>> Begin

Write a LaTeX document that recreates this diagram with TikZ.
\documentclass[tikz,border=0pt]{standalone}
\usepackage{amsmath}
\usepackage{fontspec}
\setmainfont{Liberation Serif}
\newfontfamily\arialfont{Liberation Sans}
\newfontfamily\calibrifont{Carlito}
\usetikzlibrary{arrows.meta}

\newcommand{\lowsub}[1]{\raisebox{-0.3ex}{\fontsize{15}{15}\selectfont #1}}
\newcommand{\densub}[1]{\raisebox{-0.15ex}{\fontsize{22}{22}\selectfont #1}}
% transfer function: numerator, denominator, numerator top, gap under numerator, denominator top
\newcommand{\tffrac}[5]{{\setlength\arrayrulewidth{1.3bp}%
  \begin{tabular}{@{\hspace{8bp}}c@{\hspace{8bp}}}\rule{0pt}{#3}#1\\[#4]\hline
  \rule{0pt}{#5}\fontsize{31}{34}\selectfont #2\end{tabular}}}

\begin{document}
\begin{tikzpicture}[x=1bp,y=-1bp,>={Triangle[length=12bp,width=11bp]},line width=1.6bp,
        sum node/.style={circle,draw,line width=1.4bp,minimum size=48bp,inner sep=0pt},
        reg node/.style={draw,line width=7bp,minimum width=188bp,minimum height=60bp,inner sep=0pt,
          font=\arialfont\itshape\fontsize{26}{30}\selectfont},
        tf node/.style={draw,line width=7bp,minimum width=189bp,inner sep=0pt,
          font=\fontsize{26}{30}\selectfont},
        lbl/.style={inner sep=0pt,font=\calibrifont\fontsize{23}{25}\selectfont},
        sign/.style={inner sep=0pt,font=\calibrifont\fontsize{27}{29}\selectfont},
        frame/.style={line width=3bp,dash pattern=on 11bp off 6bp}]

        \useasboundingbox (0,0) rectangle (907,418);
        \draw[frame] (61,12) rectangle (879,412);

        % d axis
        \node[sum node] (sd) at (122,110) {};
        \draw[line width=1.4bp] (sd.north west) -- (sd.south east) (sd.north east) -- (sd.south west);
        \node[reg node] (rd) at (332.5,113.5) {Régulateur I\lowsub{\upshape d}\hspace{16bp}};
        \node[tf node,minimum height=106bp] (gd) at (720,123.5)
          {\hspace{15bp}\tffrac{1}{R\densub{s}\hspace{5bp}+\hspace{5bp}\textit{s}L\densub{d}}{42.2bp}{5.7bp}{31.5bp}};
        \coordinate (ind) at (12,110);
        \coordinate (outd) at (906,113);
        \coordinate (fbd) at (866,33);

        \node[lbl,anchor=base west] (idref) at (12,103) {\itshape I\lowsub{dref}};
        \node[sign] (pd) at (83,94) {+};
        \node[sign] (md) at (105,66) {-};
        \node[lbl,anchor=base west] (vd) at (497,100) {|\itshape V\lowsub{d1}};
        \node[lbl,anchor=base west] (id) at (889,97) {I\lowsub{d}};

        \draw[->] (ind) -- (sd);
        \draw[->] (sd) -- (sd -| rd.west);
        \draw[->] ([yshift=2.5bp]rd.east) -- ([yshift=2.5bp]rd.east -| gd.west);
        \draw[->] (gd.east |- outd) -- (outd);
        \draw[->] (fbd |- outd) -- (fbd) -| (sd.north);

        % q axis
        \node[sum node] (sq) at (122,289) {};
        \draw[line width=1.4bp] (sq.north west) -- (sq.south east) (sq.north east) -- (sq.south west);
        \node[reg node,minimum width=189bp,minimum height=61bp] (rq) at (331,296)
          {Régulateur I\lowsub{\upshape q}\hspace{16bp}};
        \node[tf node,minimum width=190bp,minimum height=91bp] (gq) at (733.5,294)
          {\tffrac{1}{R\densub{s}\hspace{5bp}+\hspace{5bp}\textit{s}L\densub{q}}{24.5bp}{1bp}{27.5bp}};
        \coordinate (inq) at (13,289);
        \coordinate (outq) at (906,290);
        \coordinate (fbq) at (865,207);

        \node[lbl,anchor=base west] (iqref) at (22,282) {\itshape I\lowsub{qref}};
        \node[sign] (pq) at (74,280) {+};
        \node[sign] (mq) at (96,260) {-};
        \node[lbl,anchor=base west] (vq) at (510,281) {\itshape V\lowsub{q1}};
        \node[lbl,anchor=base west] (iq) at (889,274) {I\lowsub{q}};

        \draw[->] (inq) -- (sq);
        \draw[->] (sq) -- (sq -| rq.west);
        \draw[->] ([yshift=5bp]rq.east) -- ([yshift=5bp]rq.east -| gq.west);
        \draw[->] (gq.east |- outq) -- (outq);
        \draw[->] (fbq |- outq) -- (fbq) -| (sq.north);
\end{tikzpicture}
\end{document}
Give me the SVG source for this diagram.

>> End

Exercise brief: Show all lines from the records above where the word "diagram" occurs.

Answer below:
Write a LaTeX document that recreates this diagram with TikZ.
Give me the SVG source for this diagram.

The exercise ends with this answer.